近年では生成AIを業務の中で活用する企業も増えているかと思いますが、マニュアル作成・活用にも活用できると感じています。筆者の経験上、マニュアルの作成段階から活用していくというよりも、既存の業務マニュアルのブラッシュアップ・改善の効率化や活用促進にAIを活用していくことに有効性を感じています。
以下は、筆者が実践して有効だった生成AIの活用例をいくつかご紹介します。
文章チェック・リライト作業
本記事「マニュアル作成の4ステップ」の章で表現・規格の統一は重要であるとお伝えしましたが、全体のチェック作業はAIに任せてしまった方が効率的かつ抜け漏れがなくなります。誤字脱字、文章のねじれ、表現の重複チェックなど、必須ではないけれどマニュアルの品質を上げるためにやっておいた方がいいことなので、ぜひ配布前に一度試してみてください。
見やすいマニュアルになっているか?チェック
作成したマニュアルにダメ出ししてもらうといった使い方も有効です。不足している要素や視点が、スピーディに、かつ的確に指摘してもらえるので、時間短縮につながりますし、マニュアルのレビューをお願いする人がいない時も重宝します。

多言語対応
言語の翻訳もAIが得意とする分野です。日本語で作成したマニュアルをもとに、外国籍の従業員向けマニュアルもすばやく作成することができます。
情報検索性の向上
「活用が進む!マニュアル作成のコツ」の章で触れましたが、目的のマニュアルが見つからないことも活用が進まない原因のひとつとお伝えしました。近年、テキストデータだけでなく、音声・画像・動画など、形式の異なるデータでもAIを活用することで横断的に検索できるようになりました。

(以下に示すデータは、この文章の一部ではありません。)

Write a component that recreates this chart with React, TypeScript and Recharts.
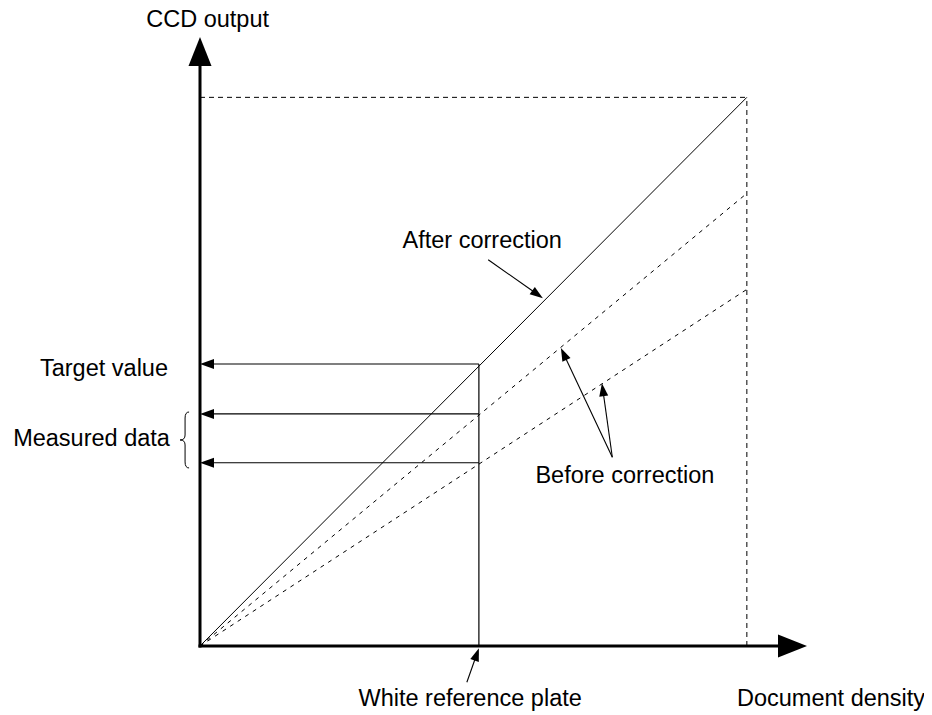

これにより、複数のマニュアルの中から知りたい箇所だけをピンポイントで見つけ出す、ということができるようになります。
理解度チェックのための小テスト作成

研修やOJTでマニュアルを活用している企業では、実施後の理解度チェックにテストを活用しているところも多いのではないでしょうか?テスト作成は地味に手間のかかる作業ですが、これもAIであればもととなるマニュアルを参照情報として、小テストをスピーディに作成してくれます。
以上はすぐに試せるものばかり、かつ筆者が実践して効果的と感じたものなので、できるものからぜひ取り入れてみてください。
マニュアルは「業務のインフラ」
マニュアルは「あると便利な資料」ではなく、業務の品質と効率を支えるインフラです。重要なのは「作ること」ではなく、「活用され、改善され続けること」。
ぜひ本記事を参考に、自社でも実用性と継続性を兼ね備えたマニュアル作成・運用に取り組んでみてください。